The biggest weakness of the Razer Deathstalker Pro V2 is the Razer Synapse software support. Many journalists and users alike have complained about Razer’s software. And it hasn’t gotten any better. It’s clunky to use, buggy, and a (subjectively) ugly user interface. As far as the settings for the Razer Deathstalker V2 Pro, it has a full RGB lighting controller with individually illuminated keys, custom macros, sleep time settings (the amount of time the keyboard remains inactive before going to sleep), as well as setting up different profiles that can be stored locally on your keyboard.
Some of these features work fine, others less so. RGB control works on par with the top competitors. Multiple different lighting profiles and effects, per-key lighting control, and Razer Chroma integration mean that you can make the board glow however you want.
For some reason, Razer made the minimum time increment setting before your keyboard goes to sleep be a full 15 minutes, which is a fairly long amount of time. By comparison, the Logitech G915 goes as low as one minute. This is a nonsensical decision, especially when you take into consideration that the Razer Deathstalker V2 Pro already has a shorter battery life than competing keyboards due to its optical sensors. Tempering this with a more aggressive sleep timer would have been nice.
In addition, the time it takes from an initial key press to when the keyboard wakes and registers your keystrokes is noticeable. The Logitech G915 has a near instant wake time by comparison. It would be nice to see Razer consider these factors for future software updates and successive keyboards.

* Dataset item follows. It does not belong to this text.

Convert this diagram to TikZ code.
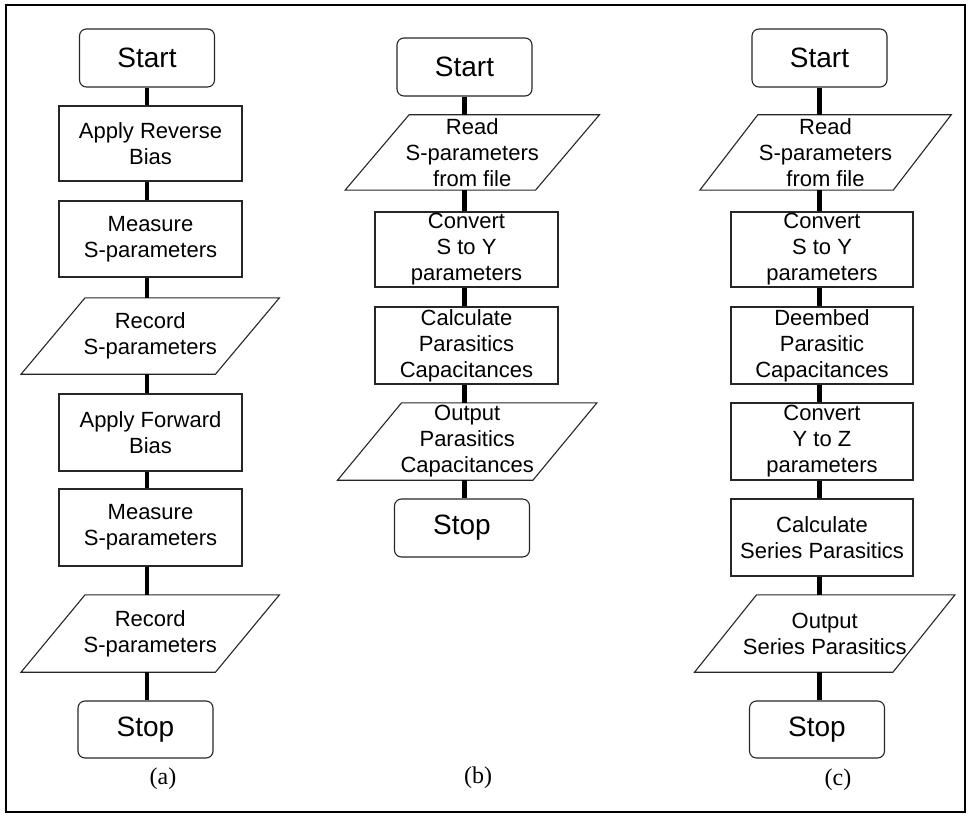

The Razer Deathstalker V2 is a fantastic entry into the low-profile mechanical gaming keyboard market. While it’s held back by some software issues, the overall experience is tough to beat. The biggest issue most people will have with the keyboard isn’t the build quality, the switches, or even the software, however. It’s the price. Coming in at $249.99 USD for the full sized model and $219.99 USD for the TKL model, it’s a steep asking price for the average PC gamer. However, we think it’s worth the price if you have the money and are in the market for a new low-profile mechanical gaming keyboard.